_WORK REQUIRED_
Locate the word "matplotlib" in the data below, then copy every line that holds it.

Rows from a dataset of charts and code
»»

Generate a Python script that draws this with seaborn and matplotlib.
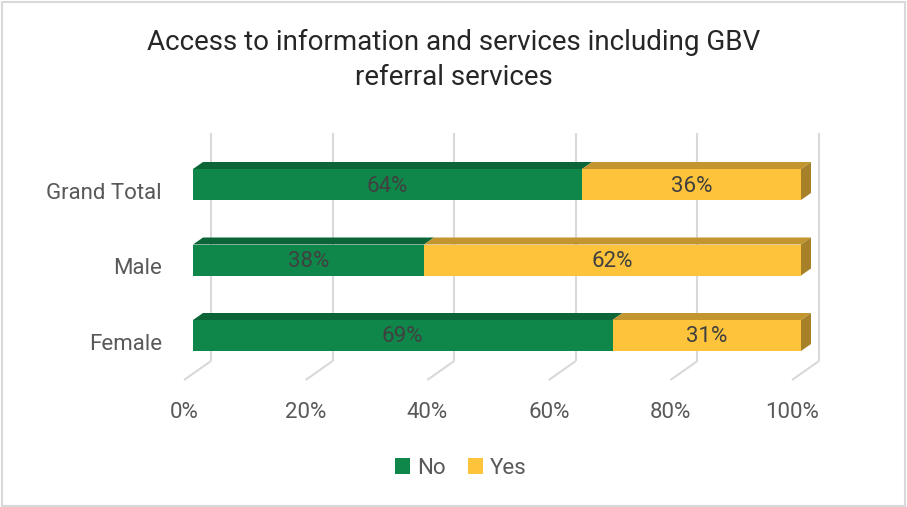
import matplotlib
matplotlib.use("Agg")
import matplotlib.pyplot as plt
from matplotlib.patches import Polygon, Rectangle, Patch
import seaborn as sns
import pandas as pd

categories = ["Grand Total", "Male", "Female"]
no_values = [64, 38, 69]
yes_values = [36, 62, 31]
tick_values = [0, 20, 40, 60, 80, 100]
tick_labels = ["0%", "20%", "40%", "60%", "80%", "100%"]
series_names = ["No", "Yes"]
title_text = "Access to information and services including GBV\nreferral services"

GREEN = "#10874A"
GREEN_TOP = "#0B6536"
YELLOW = "#FDC33A"
YELLOW_TOP = "#C3952E"
YELLOW_SIDE = "#A7802A"
GRID = "#D9D9D9"
TEXT = "#595959"
LABEL = "#404040"

sns.set_theme(style="white")
plt.rcParams["font.family"] = ["Roboto", "DejaVu Sans"]

W, H = 907, 507
fig = plt.figure(figsize=(W / 100, H / 100), dpi=100)

# plot area in pixels: front 0% at x=193, 100% at x=801; y from 130 to 380
left_px, right_px, top_px, bot_px = 193, 801, 130, 380
ax = fig.add_axes([left_px / W, (H - bot_px) / H, (right_px - left_px) / W, (bot_px - top_px) / H])

px_x = (right_px - left_px) / 100.0   # pixels per percent
row0, spacing = 184.5, 75.5            # pixel centre of first row, row spacing
px_y = spacing


def dx(p):
    return p / px_x


def dy(p):
    return p / px_y


df = pd.DataFrame({"category": categories, "No": no_values, "Yes": yes_values})
df["Total"] = df["No"] + df["Yes"]

bar_h = 31 / spacing
depth_x, depth_y = 10, 7   # bar depth offsets in pixels

# front faces: full stacked length in yellow, "No" share in green on top
sns.barplot(data=df, x="Total", y="category", orient="h", color=YELLOW,
            width=bar_h, saturation=1, linewidth=0, ax=ax, zorder=2)
sns.barplot(data=df, x="No", y="category", orient="h", color=GREEN,
            width=bar_h, saturation=1, linewidth=0, ax=ax, zorder=3)
ax.set_xlim(0, 100)
ax.set_ylim((bot_px - row0) / spacing, (top_px - row0) / spacing)
ax.axis("off")

# back-wall gridlines and floor edges
wall_off, floor_off = 18, -9
wall_bottom = (361 - row0) / spacing
wall_top = (133 - row0) / spacing
floor_front = (380 - row0) / spacing
for t in tick_values:
    ax.plot([t + dx(wall_off), t + dx(wall_off)], [wall_top, wall_bottom],
            color=GRID, lw=1.5, zorder=0, clip_on=False, solid_capstyle="butt")
    ax.plot([t + dx(wall_off), t + dx(floor_off)], [wall_bottom, floor_front],
            color=GRID, lw=1.5, zorder=0, clip_on=False, solid_capstyle="butt")

# top and side faces for the 3D effect
for i, row in df.iterrows():
    top = i - bar_h / 2
    bottom = i + bar_h / 2
    ox, oy = dx(depth_x), dy(depth_y)
    segs = [(0, row["No"], GREEN_TOP), (row["No"], row["Total"], YELLOW_TOP)]
    for x0, x1, c in segs:
        ax.add_patch(Polygon([(x0, top), (x0 + ox, top - oy), (x1 + ox, top - oy), (x1, top)],
                             closed=True, facecolor=c, edgecolor="none", zorder=3, clip_on=False))
    x1 = row["Total"]
    ax.add_patch(Polygon([(x1, top), (x1 + ox, top - oy), (x1 + ox, bottom - oy), (x1, bottom)],
                         closed=True, facecolor=YELLOW_SIDE, edgecolor="none", zorder=3, clip_on=False))
    # value labels centred on each segment
    ax.text(row["No"] / 2, i + dy(1.5), f"{row['No']}%", ha="center", va="center",
            fontsize=16, color=LABEL, zorder=5)
    ax.text(row["No"] + row["Yes"] / 2, i + dy(1.5), f"{row['Yes']}%", ha="center", va="center",
            fontsize=16, color=LABEL, zorder=5)
    # category label
    ax.text(dx(-31), i + dy(9), row["category"], ha="right", va="center",
            fontsize=16, color=TEXT, clip_on=False)

# x tick labels below the floor edge
tick_y = (412 - row0) / spacing
for t, lab in zip(tick_values, tick_labels):
    ax.text(t + dx(floor_off), tick_y, lab, ha="center", va="center",
            fontsize=16, color=TEXT, clip_on=False)

# title
fig.text(0.5, 1 - 60 / H, title_text, ha="center", va="center", fontsize=20,
         color="#262626", linespacing=1.38)

# legend
handles = [Patch(facecolor=GREEN, edgecolor="none"), Patch(facecolor=YELLOW, edgecolor="none")]
fig.legend(handles, series_names, loc="center", bbox_to_anchor=(0.508, 1 - 468 / H),
           ncol=2, frameon=False, fontsize=16, handlelength=0.7, handleheight=0.7,
           handletextpad=0.3, columnspacing=1.0, labelcolor=TEXT)

# outer border
fig.patches.append(Rectangle((2 / W, 1 / H), (W - 4) / W, (H - 3) / H, transform=fig.transFigure,
                             fill=False, edgecolor=GRID, lw=1.5))

fig.savefig("out.png", dpi=100)
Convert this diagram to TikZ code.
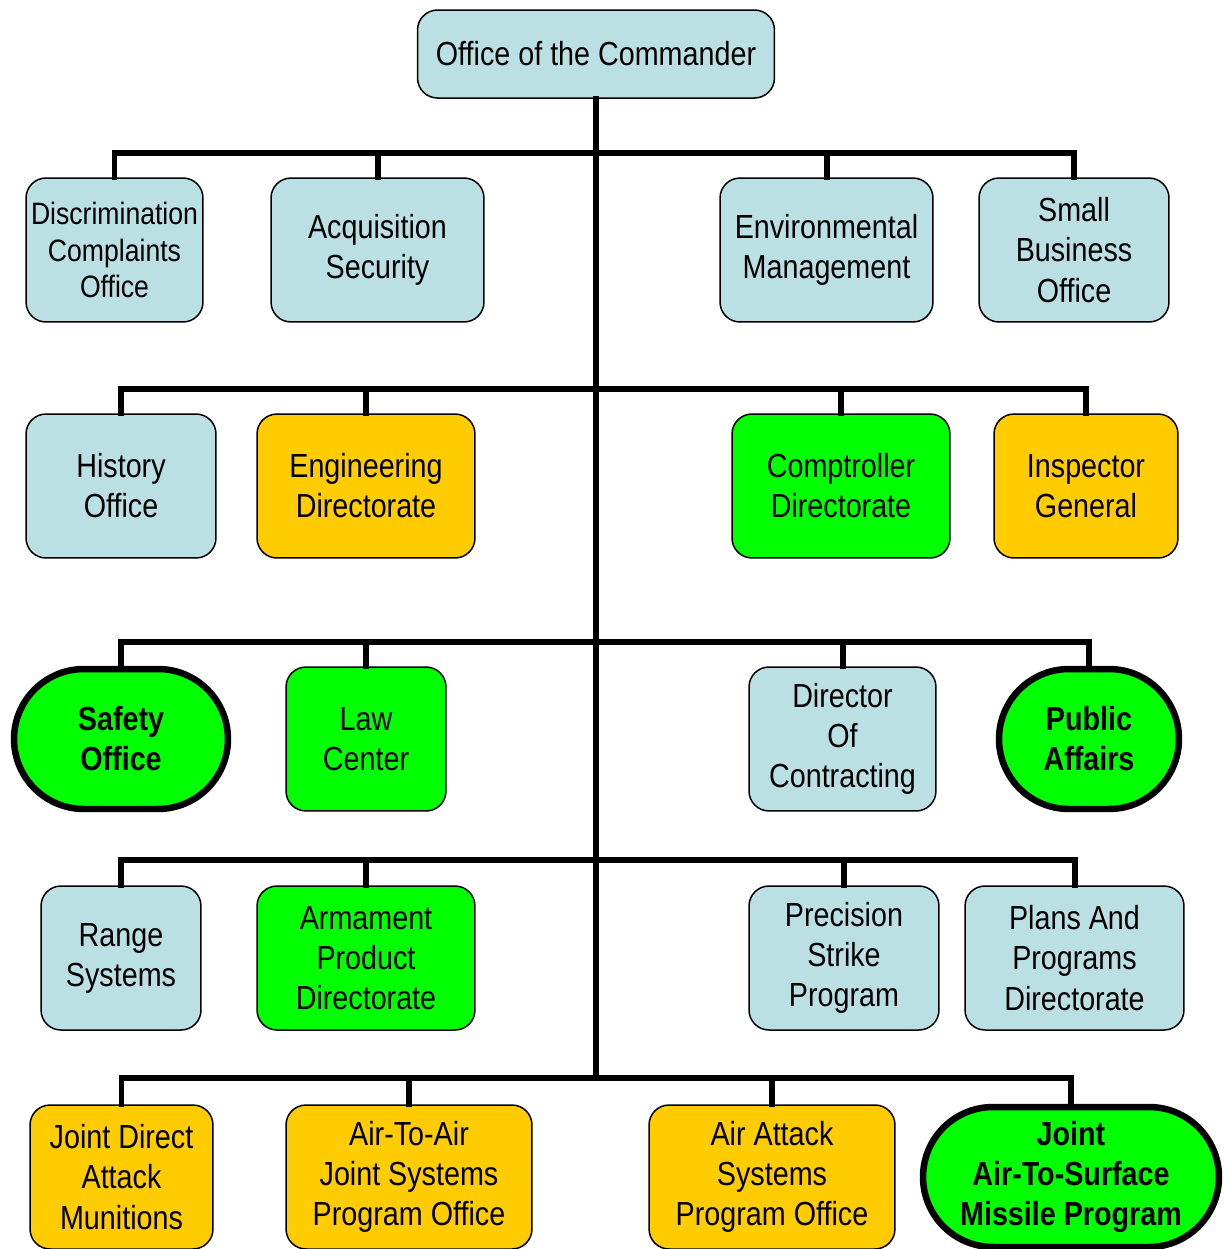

««

_ANSWER TO THE TASK_
Generate a Python script that draws this with seaborn and matplotlib.
import matplotlib
matplotlib.use("Agg")
import matplotlib.pyplot as plt
from matplotlib.patches import Polygon, Rectangle, Patch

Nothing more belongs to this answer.